Por Miguel Krigsner
Fundador e Presidente do Conselho de administração do Grupo Boticário
Já vivemos outros momentos desafiadores do ponto de vista econômico há não muito tempo atrás. Foi um período difícil, mas que também nos ensinou muito e, acredito eu, que muito nos preparou para lidar com a crise atual com mais confiança e calma.
Em 1987, o Brasil atravessava uma forte crise inflacionária.Eu tive muito medo de quebrar de verdade. O país estava em dívida, as vendas caíram 80% e eu devia para os meus principais fornecedores. Mas nem por isso pensei em desistir. Minha estratégia foi o diálogo. Não há nada mais poderoso para clarear as mentes e encontrar uma solução conjunta do que uma boa e sincera conversa. Chamei os meus principais fornecedores na época. Eu disse: “é o seguinte, eu devo, não vou negar que eu devo, mas não tenho condições de pagar vocês agora. E, se vocês me cortarem o abastecimento, eu vou precisar parar com o meu negócio”. A resposta deles foi unânime: “do que é que você precisa?”. Era uma questão de sobrevivência. Mas como eu nunca havia pisado na bola com nenhum deles, sabia que era merecedor de seus votos de confiança. Isso porque eu sempre levei ao pé da letra o que meu pai me dizia: você venda as tuas calças, mas não fique devendo para ninguém. Nunca!”
CONSELHOS PARA QUEM NÃO PENSA EM DESISTIR
Se você deseja construir e sobreviver em um mercado instável, construa relações harmônicas e de confiança. Essa construção é um dos fatores que faz toda diferença para o Grupo Boticário estar onde está hoje, ocupando o 4º lugar no ranking internacional de reputação das 100 empresas no Brasil, segundo estudo divulgado pela Merco – Monitor Empresarial de Reputação Corporativa, neste mês de abril. E é assim que continuaremos trabalhando, no coletivo, com boa vontade, na camaradagem e na confiança.
Gostaria também de reforçar algumas características que eu acredito serem indispensáveis para um empreendedor ou empreendedora conseguir superar bem uma crise: honestidade, humildade, flexibilidade e coragem. E notem que a palavra coragem vem da raiz latina cor, que significa “coração”. Portanto, não basta ser só racional, é preciso também colocar o coração no jogo e escutar o que ele tem a dizer. A mim ele dizia: “não desista dos seus sonhos, tudo isso também vai passar”.
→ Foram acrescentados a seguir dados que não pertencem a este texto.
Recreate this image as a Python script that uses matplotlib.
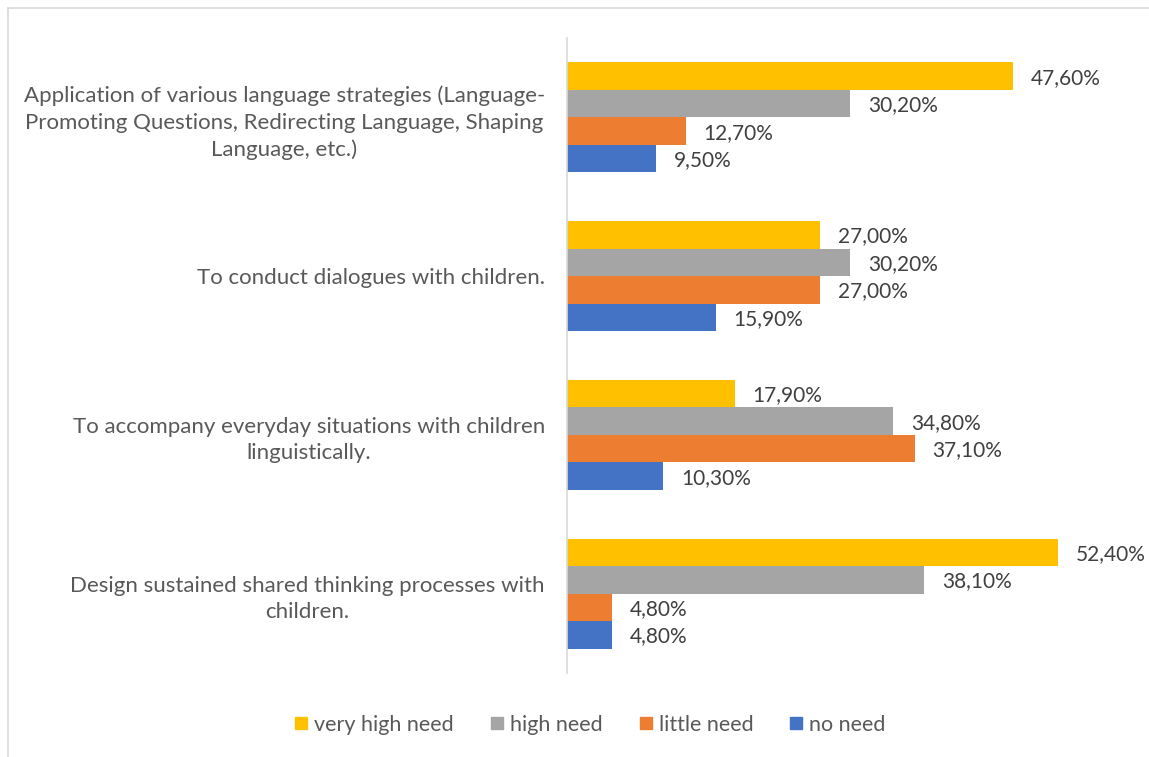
import numpy as np
import matplotlib.pyplot as plt
from matplotlib.lines import Line2D

plt.rcParams['font.family'] = ['Lato', 'DejaVu Sans']

categories = [
    "Application of various language strategies (Language-\nPromoting Questions, Redirecting Language, Shaping\nLanguage, etc.)",
    "To conduct dialogues with children.",
    "To accompany everyday situations with children\nlinguistically.",
    "Design sustained shared thinking processes with\nchildren.",
]
series_names = ["very high need", "high need", "little need", "no need"]
very_high = [47.6, 27.0, 17.9, 52.4]
high = [30.2, 30.2, 34.8, 38.1]
little = [12.7, 27.0, 37.1, 4.8]
no_need = [9.5, 15.9, 10.3, 4.8]
colors = ["#FFC000", "#A5A5A5", "#ED7D31", "#4472C4"]

series = [very_high, high, little, no_need]

fig = plt.figure(figsize=(11.49, 7.57), dpi=100)
ax = fig.add_axes([567 / 1149, 1 - 673 / 757, (1129 - 567) / 1149, (673 - 38) / 757])

bar_h = 0.173
group = np.arange(len(categories))
for i, (name, vals, c) in enumerate(zip(series_names, series, colors)):
    y = group + (i - 1.5) * bar_h
    bars = ax.barh(y, vals, height=bar_h, color=c, label=name)
    for b, v in zip(bars, vals):
        ax.text(v + 1.9, b.get_y() + b.get_height() / 2 + 0.01, f"{v:.2f}%".replace(".", ","),
                va="center", ha="left", fontsize=15, color="#404040")

ax.set_xlim(0, 60)
ax.set_ylim(3.5, -0.5)
ax.set_xticks([])
ax.set_yticks(group)
ax.set_yticklabels(categories, fontsize=16, color="#595959", ha="right",
                   multialignment="center", linespacing=1.4)
ax.tick_params(axis="y", length=0, pad=16)
for s in ["top", "right", "bottom"]:
    ax.spines[s].set_visible(False)
ax.spines["left"].set_color("#D9D9D9")
ax.spines["left"].set_linewidth(1.2)

handles = [Line2D([], [], marker="s", linestyle="none", markersize=9,
                  markerfacecolor=c, markeredgecolor=c) for c in colors]
fig.legend(handles, series_names, loc="center", bbox_to_anchor=(587 / 1149, 1 - 725 / 757),
           ncol=4, frameon=False, fontsize=15.5, handletextpad=0.0, columnspacing=1.4,
           handlelength=1.2, labelcolor="#595959")

# thin frame lines along the top and left edges
fig.add_artist(Line2D([8 / 1149, 8 / 1149], [0, 1 - 8 / 757], transform=fig.transFigure,
                      color="#D9D9D9", lw=1.2))
fig.add_artist(Line2D([8 / 1149, 1], [1 - 8 / 757, 1 - 8 / 757], transform=fig.transFigure,
                      color="#D9D9D9", lw=1.2))

fig.savefig("out.png", dpi=100)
E por falar em ouvir, outra característica que muito me ajudou a atravessar tempos difíceis é a de ser um bom ouvinte. Saber ouvir é crucial para não sair por aí tomando os pés pelas mãos. E digo mais, é preciso saber ouvir respeitando o que o outro está te falando e sentindo, sem cortar as conversas e querer terminar o raciocínio do outro. Esse respeito pelo outro e pela mensagem que ele quer passar cria uma proximidade sem explicações, parece até mágica. Quando nos permitimos este tipo de escuta, nos tornamos observadores do mundo e passamos a agir nele a partir de uma consciência maior sobre nossas escolhas.
Eu também sempre achei – e acho – que a proximidade com as pessoas faz com que você tenha, efetivamente, uma energia circulando que é super necessária para criar um ambiente próspero e abundante em oportunidades e escolhas. Afinal, a vida é muito mais do que comprar e vender. A vida é feita de relações e, a medida que nossas vidas se entrelaçam, as pessoas vão agregando também em nossos negócios e ideias, como uma corrente do bem. Tudo isso só vai criando um amálgama, que é fundamental para a construção de redes de confiança e tão essencial para os tempos atuais.